Roasted Vegetable and Chickpea Curry
From the hearty and robust combination of madras and beef, comes the simplicity of pulses, vegetables and spices. I love vegetarian food and vegetables are the star of many, if not all, meals in my eyes along with a token side of veg always. Full to the brim with roasted peppers, onions and cauliflower, each vegetable in this plant friendly curry was soft, but still with a bite to keep our texture sensors happy. As with all Cook’s curries thus far, the sauce was thick with the powerhouse of lentils, with pops of nude chickpeas amongst the vibrant orange colour created by sweet tomatoes. The al dente chickpeas matched the earthy taste of spinach that mingled its way into each spoonful. Warm spices in the background of each mouthful rounded off a light, but super filling bowl of goodness.
Just call me Ainsley on this Friday November night as I ‘plated’ the golden side dish using a small bowl to create a mound of carbohydrate filled comfort in the middle of the two fantastic curries above *applause fades*. Strong with the undeniable flavour of cardamom and cloves, this pilau was the perfect accompaniment. Peas-a-plenty provided freshness and glorious colour that jumped out of the plate, dazzling the eyes. As with the Thai rice, there was no breaking of social distancing rules between grains, each keeping themselves to themselves.
Please Blights, I Want Some More
If it wasn’t for Nick sending a simple message about the offering his family business had for locals like me, I would probably have missed out on two lazier than normal curry evenings during my birthday month of November. I also wouldn’t have discovered the no-nonsense ready meal providers of Cook.
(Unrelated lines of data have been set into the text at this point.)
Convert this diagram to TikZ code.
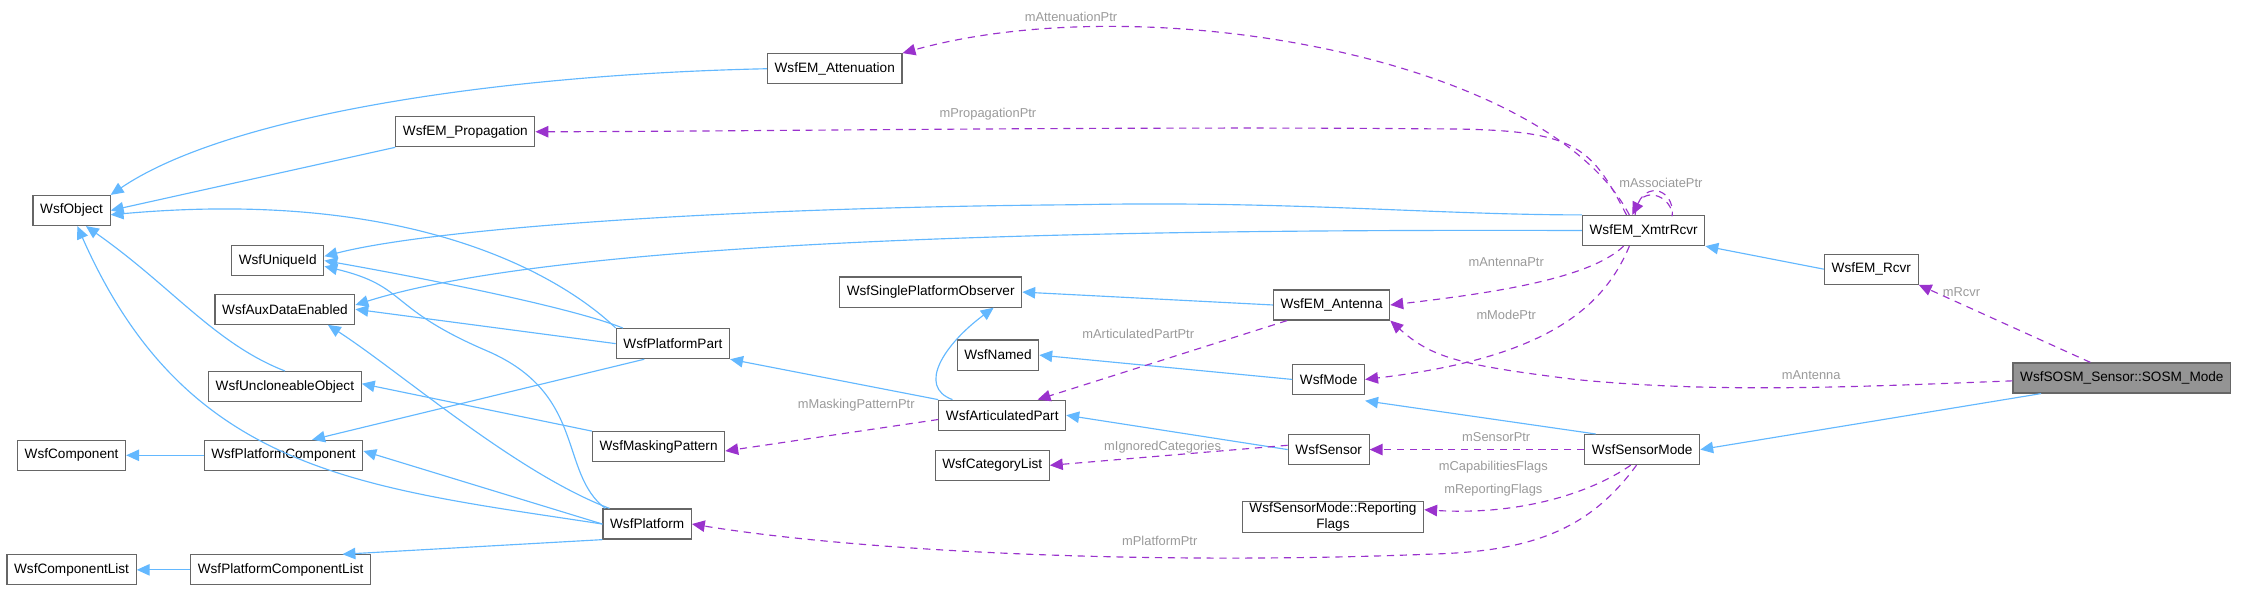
\documentclass[tikz,border=0pt]{standalone}
\usepackage{fontspec}
\setmainfont{Liberation Sans}
\usetikzlibrary{arrows.meta}
\definecolor{inh}{HTML}{63B8FF}
\definecolor{ptr}{HTML}{9A32CD}
\definecolor{lbl}{HTML}{9A9A9A}
\definecolor{bord}{HTML}{666666}
\begin{document}
\begin{tikzpicture}[x=1pt,y=-1pt,
  cls/.style={draw=bord,fill=white,line width=0.8pt,minimum height=21pt,inner xsep=5pt,inner ysep=2pt,font=\fontsize{9.5}{11}\selectfont,align=center},
  inh/.style={draw=inh,line width=0.8pt,-{Triangle[length=9pt,width=8pt]}},
  ptr/.style={draw=ptr,line width=0.8pt,dash pattern=on 5pt off 4pt,-{Triangle[length=9pt,width=8pt]}},
  lab/.style={text=lbl,font=\fontsize{9}{10}\selectfont,inner sep=1pt}]
\useasboundingbox (0,0) rectangle (1568,413.4);
\node[cls] (obj) at (50,147) {WsfObject};
\node[cls] (att) at (583,48) {WsfEM\_Attenuation};
\node[cls] (prop) at (325,92) {WsfEM\_Propagation};
\node[cls] (uid) at (194,182) {WsfUniqueId};
\node[cls] (aux) at (199,216) {WsfAuxDataEnabled};
\node[cls] (uncl) at (199,270) {WsfUncloneableObject};
\node[cls] (comp) at (50,318) {WsfComponent};
\node[cls] (pcomp) at (198,318) {WsfPlatformComponent};
\node[cls] (clist) at (50,398) {WsfComponentList};
\node[cls] (pcl) at (196,398) {WsfPlatformComponentList};
\node[cls] (spo) at (650,204) {WsfSinglePlatformObserver};
\node[cls] (pp) at (470,240) {WsfPlatformPart};
\node[cls] (mask) at (460,312) {WsfMaskingPattern};
\node[cls] (plat) at (452,366) {WsfPlatform};
\node[cls] (art) at (700,290) {WsfArticulatedPart};
\node[cls] (named) at (697,248) {WsfNamed};
\node[cls] (cat) at (693,325) {WsfCategoryList};
\node[cls] (ant) at (930,213) {WsfEM\_Antenna};
\node[cls] (mode) at (928,265) {WsfMode};
\node[cls] (sens) at (928,314) {WsfSensor};
\node[cls,inner ysep=1pt] (flags) at (931,361) {WsfSensorMode::Reporting\\Flags};
\node[cls] (xr) at (1148,161) {WsfEM\_XmtrRcvr};
\node[cls] (rcvr) at (1307,188) {WsfEM\_Rcvr};
\node[cls,fill=black!42] (sosm) at (1482,264) {WsfSOSM\_Sensor::SOSM\_Mode};
\node[cls] (sm) at (1147,314) {WsfSensorMode};
% inheritance
\draw[inh] (att.west) .. controls (350,52) and (160,80) .. (obj.north east);
\draw[inh] (prop.south west) -- (obj.east);
\draw[inh] (pp.north west) .. controls (400,200) and (300,130) .. ([yshift=-3pt]obj.east);
\draw[inh] (uncl.north) .. controls (150,240) and (120,200) .. ([xshift=10pt]obj.south);
\draw[inh] (plat.west) .. controls (250,340) and (130,330) .. ([xshift=4pt]obj.south);
\draw[inh] (xr.north west) .. controls (1000,150) and (900,140) .. (750,143) .. controls (500,145) and (300,160) .. ([yshift=3pt]uid.east);
\draw[inh] (xr.west) .. controls (800,160) and (400,165) .. ([yshift=3pt]aux.east);
\draw[inh] ([xshift=5pt]pp.north west) .. controls (400,215) and (300,195) .. (uid.east);
\draw[inh] (pp.west) -- (aux.east);
\draw[inh] ([xshift=2pt]plat.north west) .. controls (390,330) and (410,275) .. (340,245) .. controls (270,215) and (285,200) .. ([yshift=-4pt]uid.east);
\draw[inh] ([xshift=5pt]plat.north west) .. controls (360,330) and (280,260) .. ([xshift=30pt]aux.south);
\draw[inh] (plat.west) -- ([yshift=3pt]pcomp.east);
\draw[inh] (plat.south west) -- ([xshift=-20pt]pcl.north east);
\draw[inh] ([xshift=-20pt]pp.south) -- ([xshift=20pt]pcomp.north);
\draw[inh] (pcomp.west) -- (comp.east);
\draw[inh] (pcl.west) -- (clist.east);
\draw[inh] (mask.north west) -- ([yshift=2pt]uncl.east);
\draw[inh] (art.north west) -- (pp.south east);
\draw[inh] ([xshift=10pt]art.north west) .. controls (640,270) and (660,240) .. ([xshift=-20pt]spo.south east);
\draw[inh] (ant.west) -- (spo.east);
\draw[inh] (mode.west) -- (named.east);
\draw[inh] (sens.west) -- (art.east);
\draw[inh] ([xshift=8pt]sm.north west) -- ([yshift=-4pt]mode.south east);
\draw[inh] (rcvr.west) -- (xr.south east);
\draw[inh] ([xshift=20pt]sosm.south west) -- (sm.east);
% pointers
\draw[ptr] ([xshift=-10pt]xr.north) .. controls (1080,40) and (800,-10) .. (att.north east);
\node[lab] (l1) at (748,12) {mAttenuationPtr};
\draw[ptr] ([xshift=-12pt]xr.north) .. controls (1110,100) and (1100,90) .. (1000,90) .. controls (800,88) and (500,92) .. (prop.east);
\node[lab] (l2) at (690,80) {mPropagationPtr};
\draw[ptr] ([xshift=-6pt]xr.north) .. controls (1145,125) and (1170,130) .. (1168,151) .. controls (1168,138) and (1150,130) .. ([xshift=-8pt]xr.north);
\node[lab] (l3) at (1160,128) {mAssociatePtr};
\draw[ptr] ([xshift=-14pt]xr.south) .. controls (1110,195) and (1040,205) .. (ant.east);
\node[lab] (l4) at (1052,183) {mAntennaPtr};
\draw[ptr] ([xshift=-10pt]xr.south) .. controls (1120,215) and (1080,250) .. (mode.east);
\node[lab] (l5) at (1052,220) {mModePtr};
\draw[ptr] ([xshift=10pt]ant.south west) -- ([xshift=-20pt]art.north east);
\node[lab] (l6) at (795,233) {mArticulatedPartPtr};
\draw[ptr] ([yshift=-3pt]art.west) -- ([yshift=-3pt]mask.east);
\node[lab] (l7) at (598,283) {mMaskingPatternPtr};
\draw[ptr] ([yshift=3pt]sens.west) -- (cat.east);
\node[lab] (l8) at (812,312) {mIgnoredCategories};
\draw[ptr] (sm.west) -- (sens.east);
\node[lab] (l9) at (1045,305) {mSensorPtr};
\draw[ptr] ([xshift=-8pt]sm.south) .. controls (1110,345) and (1060,360) .. ([yshift=5pt]flags.east);
\node[lab] (l10) at (1043,326) {mCapabilitiesFlags};
\node[lab] (l11) at (1043,342) {mReportingFlags};
\draw[ptr] ([xshift=-4pt]sm.south) .. controls (1110,370) and (1070,385) .. (1000,387) .. controls (800,395) and (600,385) .. (plat.east);
\node[lab] (l12) at (810,378) {mPlatformPtr};
\draw[ptr] ([xshift=-22pt]sosm.north) -- (rcvr.south east);
\node[lab] (l13) at (1370,204) {mRcvr};
\draw[ptr] ([yshift=-2pt]sosm.west) .. controls (1300,270) and (1200,275) .. (1100,265) .. controls (1020,255) and (1000,250) .. (ant.south east);
\node[lab] (l14) at (1265,262) {mAntenna};
\end{tikzpicture}
\end{document}
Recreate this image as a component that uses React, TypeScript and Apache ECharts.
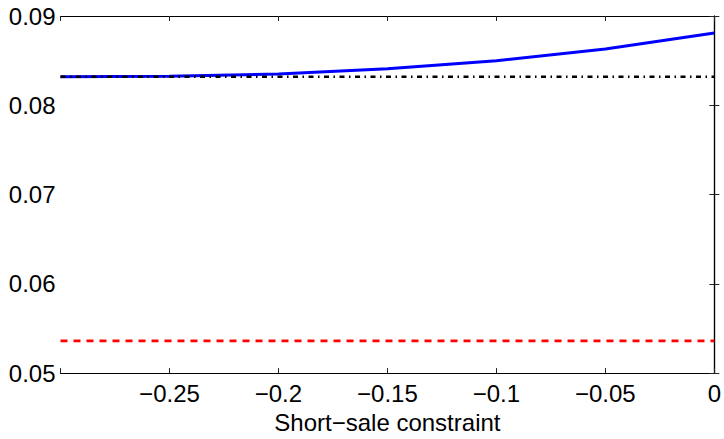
import React, { useEffect, useRef } from "react";
import * as echarts from "echarts";

const xValues = [-0.3, -0.25, -0.2, -0.15, -0.1, -0.05, 0];
const blueValues = [0.0832, 0.08326, 0.0835, 0.0841, 0.085, 0.0863, 0.0881];
const blackValues = [0.0832, 0.0832, 0.0832, 0.0832, 0.0832, 0.0832, 0.0832];
const redValues = [0.0536, 0.0536, 0.0536, 0.0536, 0.0536, 0.0536, 0.0536];
const xAxisName = "Short\u2212sale constraint";

const FONT = "'Liberation Sans', Arial, Helvetica, sans-serif";

const fmt = (v: number) => {
  if (Math.abs(v) < 1e-12) return "0";
  return String(+v.toFixed(4)).replace("-", "\u2212");
};

export default function App() {
  const ref = useRef<HTMLDivElement>(null);
  useEffect(() => {
    if (!ref.current) return;
    const chart = echarts.init(ref.current, undefined, { renderer: "svg" });
    const pairs = (ys: number[]) => xValues.map((x, i) => [x, ys[i]]);
    const axisLine = { show: true, lineStyle: { color: "#000", width: 1.2 } };
    const axisTick = { show: true, inside: true, length: 5, lineStyle: { color: "#222", width: 1 } };
    chart.setOption({
      animation: false,
      backgroundColor: "#fff",
      grid: { left: 60.5, top: 16, right: 7.5, bottom: 53, containLabel: false },
      xAxis: [
        {
          type: "value",
          min: -0.3,
          max: 0,
          interval: 0.05,
          position: "bottom",
          axisLine,
          axisTick,
          splitLine: { show: false },
          axisLabel: {
            color: "#000",
            fontSize: 24,
            fontFamily: FONT,
            margin: 8,
            formatter: (v: number) => (Math.abs(v + 0.3) < 1e-9 ? "" : fmt(v)),
          },
          name: xAxisName,
          nameLocation: "middle",
          nameGap: 31,
          nameTextStyle: { color: "#000", fontSize: 24, fontFamily: FONT },
        },
        {
          type: "value",
          min: -0.3,
          max: 0,
          interval: 0.05,
          position: "top",
          axisLine,
          axisTick,
          splitLine: { show: false },
          axisLabel: { show: false },
        },
      ],
      yAxis: [
        {
          type: "value",
          min: 0.05,
          max: 0.09,
          interval: 0.01,
          position: "left",
          axisLine,
          axisTick,
          splitLine: { show: false },
          axisLabel: {
            color: "#000",
            fontSize: 24,
            fontFamily: FONT,
            margin: 5,
            formatter: (v: number) => v.toFixed(2),
          },
        },
        {
          type: "value",
          min: 0.05,
          max: 0.09,
          interval: 0.01,
          position: "right",
          axisLine,
          axisTick,
          splitLine: { show: false },
          axisLabel: { show: false },
        },
      ],
      series: [
        {
          type: "line",
          data: pairs(blueValues),
          showSymbol: false,
          symbol: "none",
          lineStyle: { color: "#0000ff", width: 3 },
          z: 2,
        },
        {
          type: "line",
          data: pairs(blackValues),
          showSymbol: false,
          symbol: "none",
          lineStyle: { color: "#000", width: 2.5, type: [5, 4.5, 1.5, 4.5] },
          z: 3,
        },
        {
          type: "line",
          data: pairs(redValues),
          showSymbol: false,
          symbol: "none",
          lineStyle: { color: "#ff0000", width: 2.8, type: [7, 6] },
          z: 3,
        },
      ],
    });
    return () => chart.dispose();
  }, []);
  return <div ref={ref} style={{ width: 724, height: 439, position: "absolute", left: 0, top: 0 }} />;
}
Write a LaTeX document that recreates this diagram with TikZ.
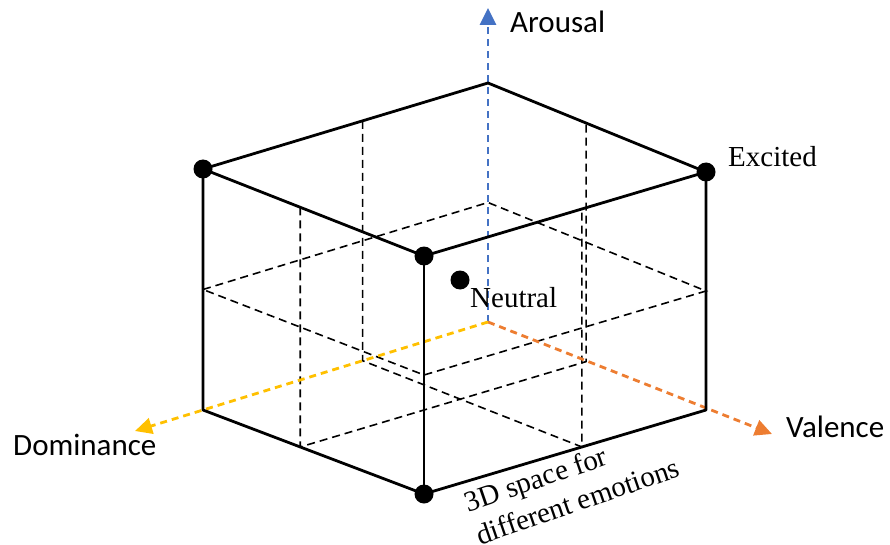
\documentclass[tikz,border=0pt]{standalone}
\usepackage{fontspec}
\setmainfont{Liberation Serif}
\newfontfamily\calib{Carlito}
\usepackage{tikz}
\usetikzlibrary{arrows.meta, calc, positioning}
\definecolor{arousalblue}{RGB}{68,114,196}
\definecolor{valenceorange}{RGB}{237,125,49}
\definecolor{dominanceyellow}{RGB}{255,192,0}
\tikzstyle{edge} = [line width=2.8pt, line join=round]
\tikzstyle{grid} = [line width=1.6pt, dash pattern=on 8pt off 5pt]
\tikzstyle{axis} = [line width=2.8pt, dash pattern=on 7pt off 5pt, -{Triangle[length=17pt, width=16pt]}]
\tikzstyle{dot} = [circle, fill=black, inner sep=0pt, minimum size=19pt]
\tikzstyle{axislabel} = [font=\calib\fontsize{31}{37}\selectfont, inner sep=0pt]
\tikzstyle{emolabel} = [font=\fontsize{29}{34.5}\selectfont, inner sep=0pt]

\begin{document}
\begin{tikzpicture}[x=1pt, y=-1pt]
  \useasboundingbox (0,0) rectangle (890,545);
  % cube corners
  \coordinate (TB) at (488,83);
  \coordinate (TL) at (203,169);
  \coordinate (TF) at (424,256);
  \coordinate (TR) at (706,172);
  \coordinate (O) at (488,322);
  \coordinate (BL) at (203,410);
  \coordinate (BF) at (424,494);
  \coordinate (BR) at (706,410);
  % axis tips
  \coordinate (arousaltip) at (488,8);
  \coordinate (valencetip) at (772,434);
  \coordinate (dominancetip) at (135,431);
  % middle cuts
  \coordinate (Lm) at ($(TL)!0.5!(BL)$);
  \coordinate (Bm) at ($(TB)!0.5!(O)$);
  \coordinate (Rm) at ($(TR)!0.5!(BR)$);
  \coordinate (Fm) at ($(TF)!0.5!(BF)$);
  \coordinate (A1) at ($(TL)!0.44!(TF)$);
  \coordinate (A2) at ($(BL)!0.44!(BF)$);
  \coordinate (A3) at ($(O)!0.45!(BR)$);
  \coordinate (A4) at ($(TB)!0.45!(TR)$);
  \coordinate (B1) at ($(TB)!0.44!(TL)$);
  \coordinate (B2) at ($(O)!0.44!(BL)$);
  \coordinate (B3) at ($(BR)!0.44!(BF)$);
  \coordinate (B4) at ($(TR)!0.44!(TF)$);

  \draw[grid] (Lm) -- (Bm) -- (Rm) -- (Fm) -- cycle;
  \draw[grid] (A1) -- (A2) -- (A3) -- (A4);
  \draw[grid] (B1) -- (B2) -- (B3) -- (B4);

  \draw[axis, arousalblue] (O) -- (arousaltip);
  \draw[axis, valenceorange] (O) -- (valencetip);
  \draw[axis, dominanceyellow] (O) -- (dominancetip);

  \draw[edge] (TL) -- (TB) -- (TR) -- (TF) -- cycle;
  \draw[edge] (TL) -- (BL) -- (BF) -- (BR) -- (TR);
  \draw[edge] (TF) -- (BF);

  \node[dot] (dTL) at (TL) {};
  \node[dot] (dTF) at (TF) {};
  \node[dot] (dTR) at (TR) {};
  \node[dot] (dBF) at (BF) {};
  \node[dot] (neutral) at (460,280) {};

  \node[axislabel, anchor=base west] (arousal) at (510,33) {Arousal};
  \node[axislabel, anchor=base west] (dominance) at (13,455) {Dominance};
  \node[axislabel, anchor=base west] (valence) at (786,437) {Valence};
  \node[emolabel, anchor=base west] (excited) at (728,167) {Excited};
  \node[emolabel, anchor=base west] (neutrallabel) at (470,307) {Neutral};
  \node[emolabel, anchor=north west, align=left, rotate=19] (space) at (462,493) {3D space for\\different emotions};
\end{tikzpicture}
\end{document}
This range of frozen ready meals are at the higher end of the cost scale, but they are totally worth that extra pound because even though you are not cooking it per se yourself, you know that the ingredients that have gone into making your meal are what you would choose yourself.
All in all, Blights will be making my next essential lockdown 3.0 food shop a little more expensive, but I am more than okay with that and so is my freezer.